→ Information provided
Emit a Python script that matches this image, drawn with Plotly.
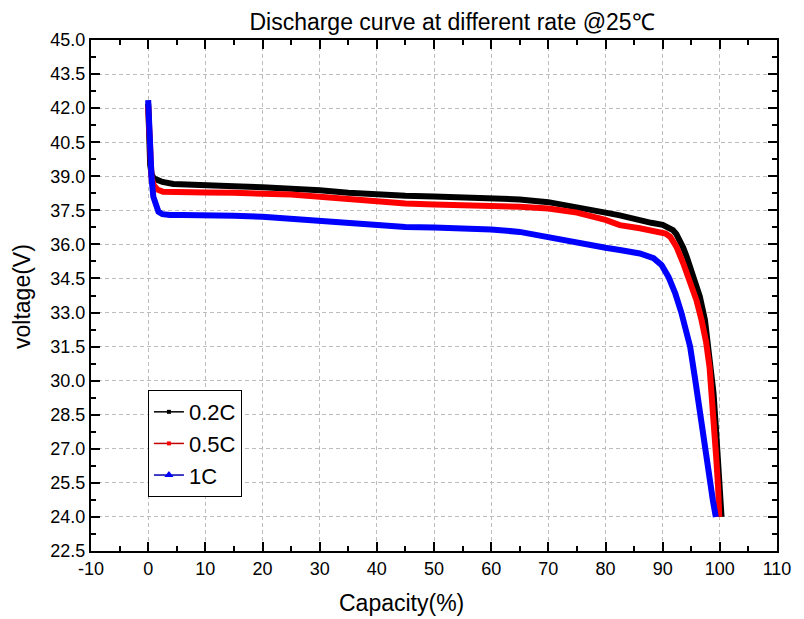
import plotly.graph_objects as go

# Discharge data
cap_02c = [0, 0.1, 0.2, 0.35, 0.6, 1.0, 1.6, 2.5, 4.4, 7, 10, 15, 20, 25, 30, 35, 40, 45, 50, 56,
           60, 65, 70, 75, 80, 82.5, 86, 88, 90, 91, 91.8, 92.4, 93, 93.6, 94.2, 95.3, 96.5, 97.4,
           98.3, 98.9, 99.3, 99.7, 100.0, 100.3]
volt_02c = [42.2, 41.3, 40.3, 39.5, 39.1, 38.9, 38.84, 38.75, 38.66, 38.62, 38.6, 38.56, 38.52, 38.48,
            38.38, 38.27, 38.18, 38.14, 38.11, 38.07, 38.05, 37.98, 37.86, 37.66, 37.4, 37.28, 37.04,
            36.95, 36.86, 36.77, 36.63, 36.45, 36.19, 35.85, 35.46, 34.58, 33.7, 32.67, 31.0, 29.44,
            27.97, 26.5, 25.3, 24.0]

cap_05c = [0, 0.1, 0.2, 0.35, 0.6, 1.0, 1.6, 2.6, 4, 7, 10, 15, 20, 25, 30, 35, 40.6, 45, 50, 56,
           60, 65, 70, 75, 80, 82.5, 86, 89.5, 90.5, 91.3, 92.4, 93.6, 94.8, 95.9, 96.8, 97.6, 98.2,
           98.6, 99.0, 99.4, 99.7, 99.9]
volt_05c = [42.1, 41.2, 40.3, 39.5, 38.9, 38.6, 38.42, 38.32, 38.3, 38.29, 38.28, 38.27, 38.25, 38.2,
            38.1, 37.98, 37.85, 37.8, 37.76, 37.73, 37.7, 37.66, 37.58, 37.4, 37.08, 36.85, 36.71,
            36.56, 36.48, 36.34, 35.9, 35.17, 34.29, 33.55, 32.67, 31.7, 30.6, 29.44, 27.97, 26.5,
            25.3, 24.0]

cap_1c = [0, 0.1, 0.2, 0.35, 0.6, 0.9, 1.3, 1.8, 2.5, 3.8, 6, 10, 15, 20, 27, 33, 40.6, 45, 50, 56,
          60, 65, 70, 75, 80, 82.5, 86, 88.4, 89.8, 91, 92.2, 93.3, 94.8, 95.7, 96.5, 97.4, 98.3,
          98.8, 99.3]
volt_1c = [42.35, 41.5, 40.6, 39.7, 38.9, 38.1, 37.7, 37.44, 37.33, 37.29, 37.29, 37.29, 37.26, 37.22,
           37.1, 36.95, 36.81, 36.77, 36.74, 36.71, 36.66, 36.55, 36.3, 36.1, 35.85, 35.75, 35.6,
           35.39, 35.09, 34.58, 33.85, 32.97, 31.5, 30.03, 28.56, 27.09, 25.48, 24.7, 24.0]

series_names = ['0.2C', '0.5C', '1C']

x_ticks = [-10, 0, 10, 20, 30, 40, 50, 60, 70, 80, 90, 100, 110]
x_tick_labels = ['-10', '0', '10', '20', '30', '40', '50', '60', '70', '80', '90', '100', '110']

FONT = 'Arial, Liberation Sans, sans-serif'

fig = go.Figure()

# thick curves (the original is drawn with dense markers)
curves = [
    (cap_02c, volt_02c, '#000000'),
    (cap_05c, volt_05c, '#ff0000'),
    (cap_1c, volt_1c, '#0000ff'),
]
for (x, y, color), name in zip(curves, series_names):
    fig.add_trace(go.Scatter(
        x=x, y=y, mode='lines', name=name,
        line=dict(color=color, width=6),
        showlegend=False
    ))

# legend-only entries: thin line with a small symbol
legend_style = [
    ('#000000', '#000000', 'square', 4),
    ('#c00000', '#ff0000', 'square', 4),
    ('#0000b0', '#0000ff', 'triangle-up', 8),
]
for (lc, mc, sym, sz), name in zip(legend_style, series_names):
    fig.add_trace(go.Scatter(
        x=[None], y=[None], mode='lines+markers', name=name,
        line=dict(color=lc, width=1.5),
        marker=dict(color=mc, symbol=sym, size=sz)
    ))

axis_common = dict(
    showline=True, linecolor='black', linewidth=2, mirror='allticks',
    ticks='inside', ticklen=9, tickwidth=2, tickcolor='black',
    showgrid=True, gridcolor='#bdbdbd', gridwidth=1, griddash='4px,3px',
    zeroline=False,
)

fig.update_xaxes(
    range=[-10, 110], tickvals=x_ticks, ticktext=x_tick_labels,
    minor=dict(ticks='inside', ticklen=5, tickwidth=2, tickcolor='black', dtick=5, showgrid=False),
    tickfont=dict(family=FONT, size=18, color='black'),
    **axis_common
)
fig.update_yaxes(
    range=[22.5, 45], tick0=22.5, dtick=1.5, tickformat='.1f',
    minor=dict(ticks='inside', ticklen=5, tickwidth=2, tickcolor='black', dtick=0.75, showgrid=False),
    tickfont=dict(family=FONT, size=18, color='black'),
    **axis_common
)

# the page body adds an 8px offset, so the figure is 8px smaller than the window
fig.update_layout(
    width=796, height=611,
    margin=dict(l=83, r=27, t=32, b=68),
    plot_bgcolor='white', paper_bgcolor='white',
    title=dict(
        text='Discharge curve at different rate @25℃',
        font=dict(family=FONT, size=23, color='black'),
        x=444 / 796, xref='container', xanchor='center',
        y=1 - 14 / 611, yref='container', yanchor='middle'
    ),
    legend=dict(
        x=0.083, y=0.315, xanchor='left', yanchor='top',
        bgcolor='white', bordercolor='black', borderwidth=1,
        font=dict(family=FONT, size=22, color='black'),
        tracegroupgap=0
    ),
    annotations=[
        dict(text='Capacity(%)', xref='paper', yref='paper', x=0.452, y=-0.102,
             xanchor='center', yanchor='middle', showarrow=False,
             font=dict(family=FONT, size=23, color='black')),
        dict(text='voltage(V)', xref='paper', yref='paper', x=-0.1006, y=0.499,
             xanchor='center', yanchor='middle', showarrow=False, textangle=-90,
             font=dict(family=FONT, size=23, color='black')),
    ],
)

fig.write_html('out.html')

→ Exercise instructions
Print, exactly as written, the lines above from the first one to the one containing "import plotly.graph_objects as go". Leave out pictures.

→ Problem solution
Emit a Python script that matches this image, drawn with Plotly.
import plotly.graph_objects as go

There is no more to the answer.